Daha birkaç yıl öncesine kadar sadece bilim kurgu filmlerinde görmeye alıştığımız fantastik teknolojiler son zamanlarda özellikle akıllı saat kullanımıyla gündelik hayatta hızla yayılmaya başladı. Bu konuda büyük bir pazar yakaladığını düşünen akıllı telefon üreticileri akıllı saatlere her geçen gün yeni özellikler yükleyerek rekabeti iyice arttırdı.
Giyilebilir teknolojinin tarihi, insanların zamanı öğrenmek için taktığı saatle başlar. İlk olarak 1500 yılında Alman mucit Peter Henlein, kolye gibi takılan küçük saatler yaptı. Bundan bir asır sonra saati cepte taşıma modası başladı. Kol saatleri 1600'lü yılların sonunda kullanılmaya başlansa da insanlar tarafından kol saatinin yaygın kullanımı 1900'lü yılları bulmuştur. Bir pilotun uçuş sırasında koluna taktığı saatin ellerinin boş kalmasına izin vermesi, bileğin saat takmak için en uygun yer olduğu fikrini yaydı ve bu şekilde kullanımı yaygınlaştı.

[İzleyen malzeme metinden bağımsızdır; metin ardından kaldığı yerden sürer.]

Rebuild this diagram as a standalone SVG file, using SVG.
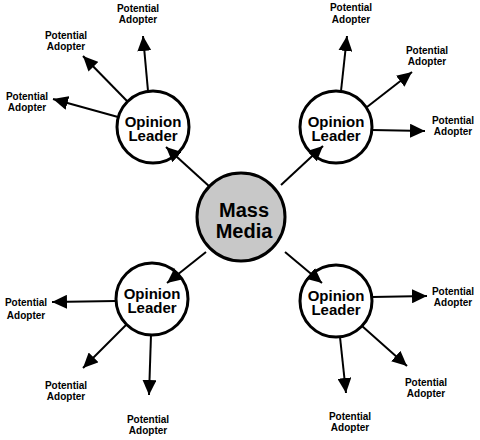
<svg xmlns="http://www.w3.org/2000/svg" width="480" height="440" viewBox="0 0 480 440">
<defs>
<marker id="ah" markerUnits="userSpaceOnUse" markerWidth="16" markerHeight="14" refX="15" refY="7" orient="auto">
<path d="M0,0 L15,7 L0,14 Z" fill="#000"/>
</marker>
<style>
.c{stroke:#000;stroke-width:2;fill:none;marker-end:url(#ah)}
.n{fill:#fff;stroke:#000;stroke-width:3}
.m{fill:#c8c8c8;stroke:#000;stroke-width:3}
.t{font-family:"Liberation Sans",Arial,sans-serif;font-weight:bold;text-anchor:middle;fill:#000}
.ol{font-size:15px}
.pa{font-size:10px}
.mm{font-size:20px}
</style>
</defs>
<rect width="480" height="440" fill="#fff"/>
<g id="mass-media">
<circle class="m" cx="241" cy="217" r="44"/>
<text class="t mm" x="244" y="217">Mass</text>
<text class="t mm" x="244" y="238">Media</text>
</g>
<g id="leader-tl">
<circle class="n" cx="153" cy="127" r="36"/>
<text class="t ol" x="153" y="127">Opinion</text>
<text class="t ol" x="153" y="141">Leader</text>
</g>
<g id="leader-tr">
<circle class="n" cx="336" cy="127" r="36"/>
<text class="t ol" x="336" y="127">Opinion</text>
<text class="t ol" x="336" y="141">Leader</text>
</g>
<g id="leader-bl">
<circle class="n" cx="152" cy="299" r="36"/>
<text class="t ol" x="152" y="299">Opinion</text>
<text class="t ol" x="152" y="313">Leader</text>
</g>
<g id="leader-br">
<circle class="n" cx="336" cy="301" r="36"/>
<text class="t ol" x="336" y="301">Opinion</text>
<text class="t ol" x="336" y="315">Leader</text>
</g>
<g id="connectors">
<line class="c" x1="210" y1="187" x2="166" y2="147"/>
<line class="c" x1="281" y1="185" x2="323" y2="146"/>
<line class="c" x1="206" y1="252" x2="167" y2="283"/>
<line class="c" x1="285" y1="252" x2="322" y2="283"/>
<line class="c" x1="148" y1="91" x2="143" y2="36"/>
<line class="c" x1="127" y1="101" x2="83" y2="56"/>
<line class="c" x1="118" y1="117" x2="53" y2="99"/>
<line class="c" x1="341" y1="91" x2="347" y2="36"/>
<line class="c" x1="367" y1="107" x2="412" y2="72"/>
<line class="c" x1="372" y1="130" x2="425" y2="131"/>
<line class="c" x1="116" y1="301" x2="52" y2="302"/>
<line class="c" x1="126" y1="325" x2="83" y2="368"/>
<line class="c" x1="151" y1="335" x2="149" y2="395"/>
<line class="c" x1="372" y1="297" x2="427" y2="296"/>
<line class="c" x1="362" y1="326" x2="407" y2="366"/>
<line class="c" x1="340" y1="337" x2="346" y2="393"/>
</g>
<g id="pa-tl-1"><text class="t pa" x="138" y="12">Potential</text><text class="t pa" x="138" y="23">Adopter</text></g>
<g id="pa-tl-2"><text class="t pa" x="66" y="39">Potential</text><text class="t pa" x="66" y="50">Adopter</text></g>
<g id="pa-tl-3"><text class="t pa" x="27" y="100">Potential</text><text class="t pa" x="27" y="111">Adopter</text></g>
<g id="pa-tr-1"><text class="t pa" x="351" y="11">Potential</text><text class="t pa" x="351" y="23">Adopter</text></g>
<g id="pa-tr-2"><text class="t pa" x="427" y="54">Potential</text><text class="t pa" x="427" y="65">Adopter</text></g>
<g id="pa-tr-3"><text class="t pa" x="453" y="124">Potential</text><text class="t pa" x="453" y="135">Adopter</text></g>
<g id="pa-bl-1"><text class="t pa" x="26" y="306">Potential</text><text class="t pa" x="26" y="319">Adopter</text></g>
<g id="pa-bl-2"><text class="t pa" x="66" y="389">Potential</text><text class="t pa" x="66" y="400">Adopter</text></g>
<g id="pa-bl-3"><text class="t pa" x="148" y="423">Potential</text><text class="t pa" x="148" y="434">Adopter</text></g>
<g id="pa-br-1"><text class="t pa" x="453" y="295">Potential</text><text class="t pa" x="453" y="306">Adopter</text></g>
<g id="pa-br-2"><text class="t pa" x="426" y="386">Potential</text><text class="t pa" x="426" y="397">Adopter</text></g>
<g id="pa-br-3"><text class="t pa" x="350" y="420">Potential</text><text class="t pa" x="350" y="431">Adopter</text></g>
</svg>
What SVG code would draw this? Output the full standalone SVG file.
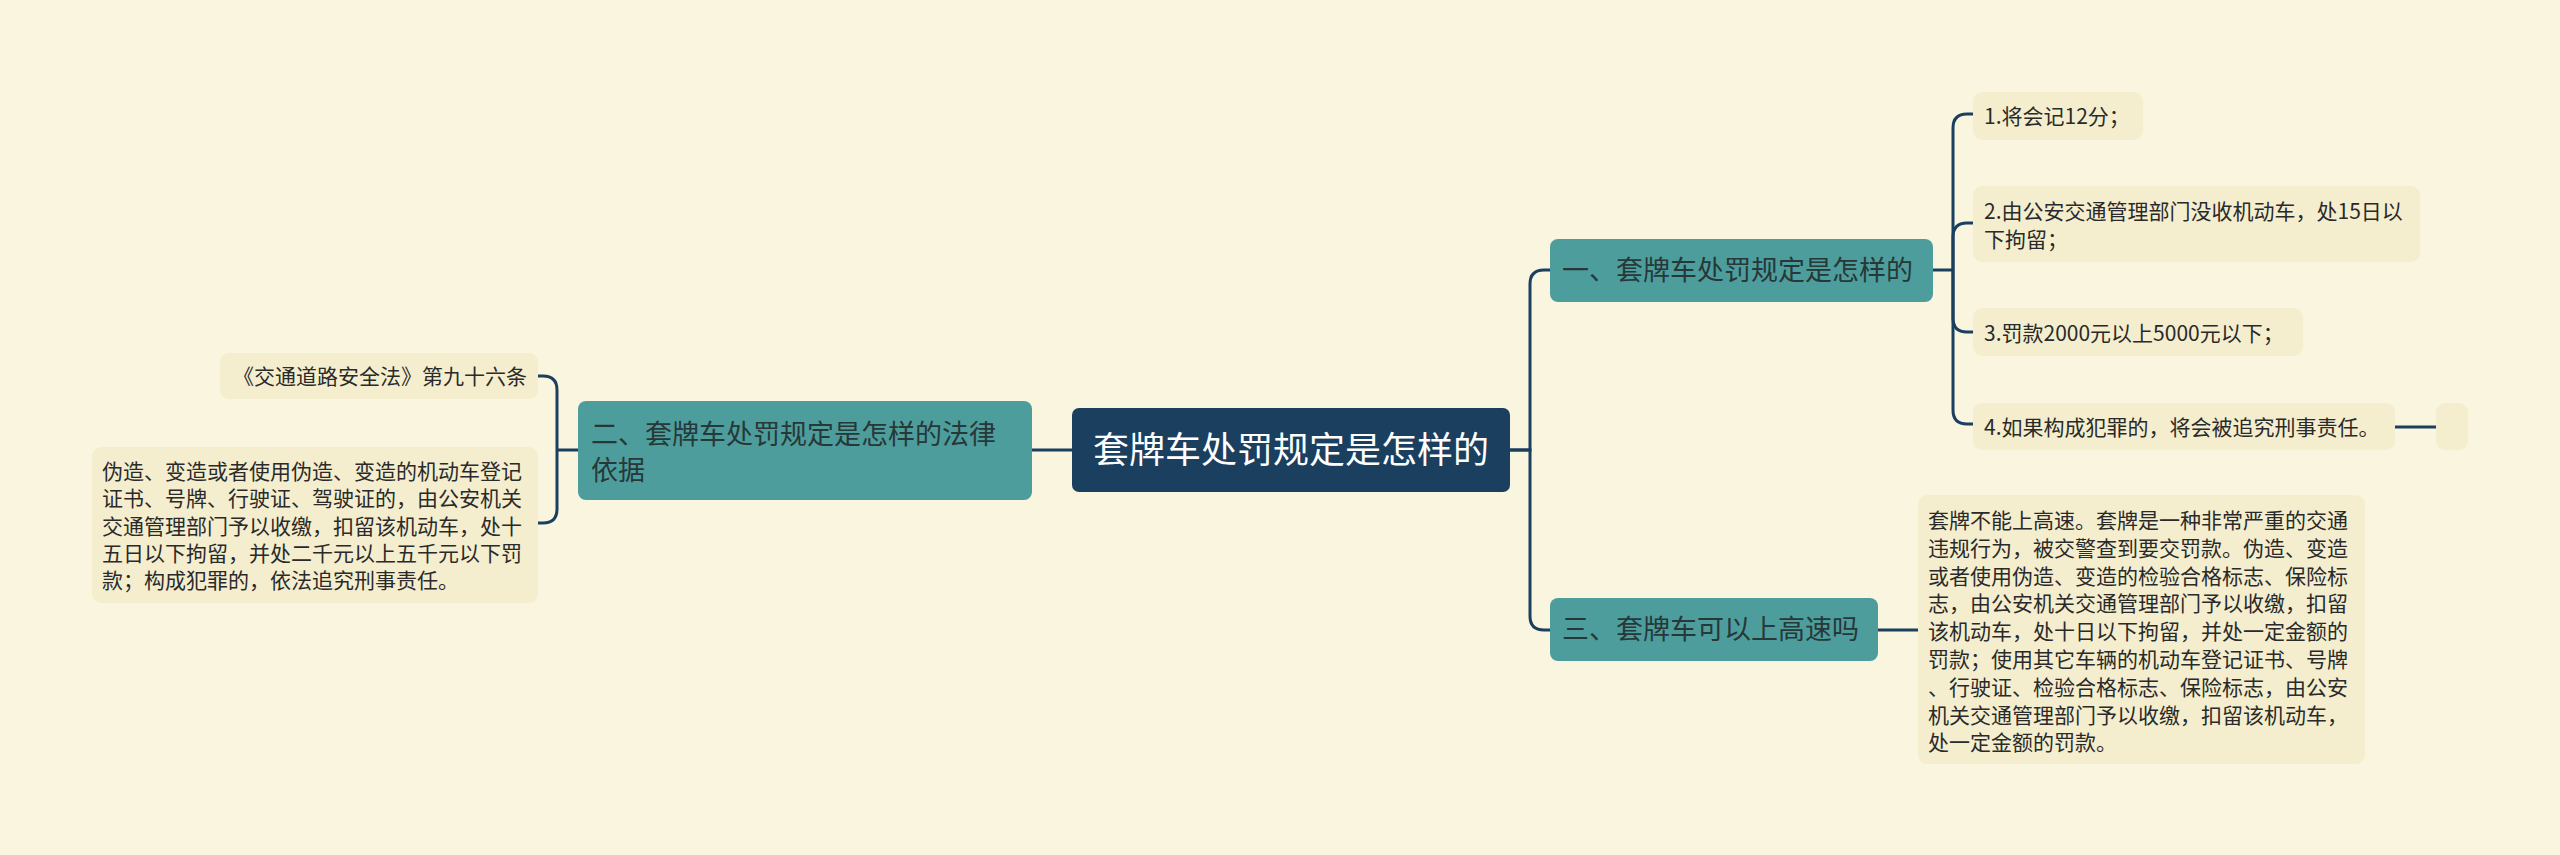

Bugüne gelindiğinde ise gelişen teknolojinin etkisiyle kol saatlerinin yerini giyilebilen bilgisayar olarak tanımlanan akıllı kol saati almaya başladı. Akıllı saatlerle telefon görüşmesi yapabilir, mesajları yönetebilir, fotoğraf çekip saklayabilirsiniz. Ayrıca müzik dinleyebilir yürürken kaç adım attığınızı ve kalp atış hızınızı görebilirsiniz. Ses kaydetme ve sesli komut özelliklerini kullanarak da gündelik birçok işinizi kolaylıkla halledebilirsiniz.
Giyilebilir teknoloji denilince akla gelen ilk uygulamadan biri de çip teknolojisidir. Özellikle salgın süreciyle birlikte insanlara çip takılması tartışmaları sık sık gündeme gelmeye başladı. Çip, çok küçük bir alanda çok fazla bilgi saklanmasını sağlayan teknolojik bir üründür. Deri altına çip yerleştirilen insanlara Cyborg deniliyor ve Dünya genelinde on binden fazla Cyborg olduğu tahmin ediliyor. Çip teknolojisi üreten firmaların çok fazla bulunduğu ülke olan İsveç, Cyborg sayısında da Dünya'da başı çeken ülkeler arasında bulunuyor. Çip uygulamasının insanlar tarafından tercih edilmesinin sebebi günlük hayattaki işleri kolaylaştırıyor olması. Örneğin temassız ödeme, biletsiz geçiş, kişi hakkındaki medikal bilgileri depoluyor olması vb.
Sağlık alanında da kullanılan birçok giyilebilir teknolojik üründen bahsedebiliriz. Bunların başında işitme cihazları ve akıllı lensler geliyor. Nano teknoloji kullanılarak geliştirilen ve küçültülen bu medikal cihazlar kullanıcıların hayatını kolaylaştırıyor. Diyabet, Hipertansiyon ve Obezite gibi temelinde hareketsizlik yatan hastalıklar için de insanlarda farkındalık ve bilinç oluşturacak çeşitli teknolojik ürünler piyasada yerini alıyor.
Giyilebilir teknolojik ürünler ebeveynler tarafından güvenliği sağlamak amacıyla da kullanılıyor. Küçük çocuklarının gün içinde nerede olduğunu takip etmek isteyen anne babalar akıllı bileklik ve akıllı saat kullanıyor.
Son zamanlarda popülerliği artan giyilebilir teknolojik ürünlere bluetooth kulaklık, sanal gerçeklik gözlükleri, çeşitli amaçlarla vücuda giyilen kameralar; su altı kameraları, kask kameralarını örnek verebiliriz. VR denilen sanal gerçeklik gözlükleri ekran görüntüsünü daha gerçekçi göstermek için tasarlanmış bir üründür.
Bu teknoloji sadece insanlar tarafından kullanılmıyor. Bilim insanları bazı kuşların göç güzergahını tespit etmek amacıyla Kartal, Akbaba gibi yabani kuşların vücutlarına kamera yerleştirerek araştırmaları için veri elde ediyor. Ayrıca bazı çiftlik hayvanları ve evcil hayvanlara kaybolduklarında kolayca bulunabilmeleri için de çip takılıyor. Sağlıktan güvenliğe bilimsel araştırmalardan eğlenceye kadar çok geniş alanda kullanılan bu teknoloji ilerleyen zamanlarda hayatımızda daha çok yer alacak gibi görünüyor.